Director General of National Disaster Response Force
- Incumbent
- Assumed office 1 April 2024
- Preceded by: Atul Karwal

Personal details
- Born: 18 June 1968 (age 58) Delhi, India
- Parent: Anand KR. Agarwal (father);
- Education: IIT Delhi MDI, Gurgaon
- Occupation: IPS officer
- Profession: Civil servant
- Awards: Indian Police Medal awarded by the central government for Meritorious Service President's Police Medal for Distinguished Service

= Piyush Anand =

Director General of the National Disaster Response Force

Piyush Anand (born 18 June 1968) is a 1991-batch Indian Police Service (IPS) officer from the Uttar Pradesh cadre. Since 1 April 2024, he has served as the Director General of the National Disaster Response Force of India.

==Early life==
Anand was born to Anand Kr. Agarwal in 1968, he is from Delhi, India.

==Education==
Anand has completed M. Tech in (Mechanical engineering) from IIT Delhi. He also holds a Post Graduate Diploma in Public Policy & Management from MDI Gurgaon.

== Career ==
Before his appointment as Director General of the National Disaster Response Force(NDRF), Anand served in various roles in the Uttar Pradesh cadre, including postings as Superintendent of Police in several districts, as well as Inspector General of the Moradabad and Kanpur ranges.

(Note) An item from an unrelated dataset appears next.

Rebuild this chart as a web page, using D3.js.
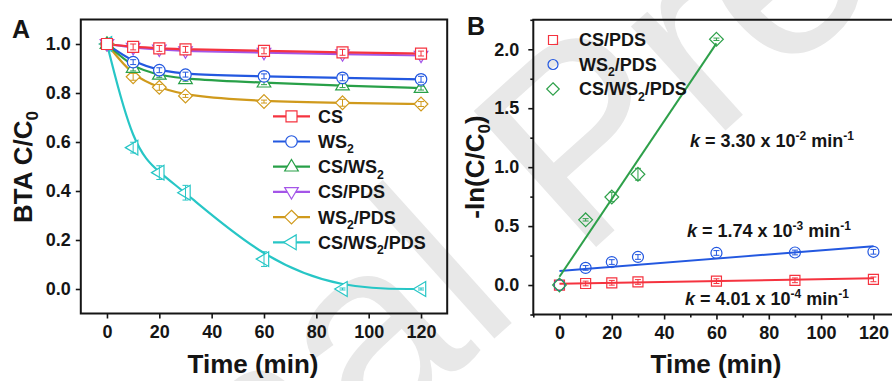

He later held senior positions as Additional Director General (Establishment) and Additional Director General (Railways) with the Uttar Pradesh Police. At the central level, he worked with the Central Bureau of Investigation for over seven years and with the Central Reserve Police Force for over three years. He also served in the Central Industrial Security Force(CRPF) as Additional Director General and subsequently as Special Director General. Anand took charge as Director General of the National Disaster Response Force on 1 April 2024.

==Awards==
Anand has received several awards, including;

- Indian Police Medal awarded by the central government for Meritorious Service.
- President's Police Medal for Distinguished Service.
- Gold Medal by School of Public Policy & Management, MDI Gurgaon for outstanding performance.
- Silver in 2018, Gold in 2019, Platinum in 2020, and Kumbh Sewa Medal in 2019. He has also been awarded DG's CRPF Commendation Disc in 2017.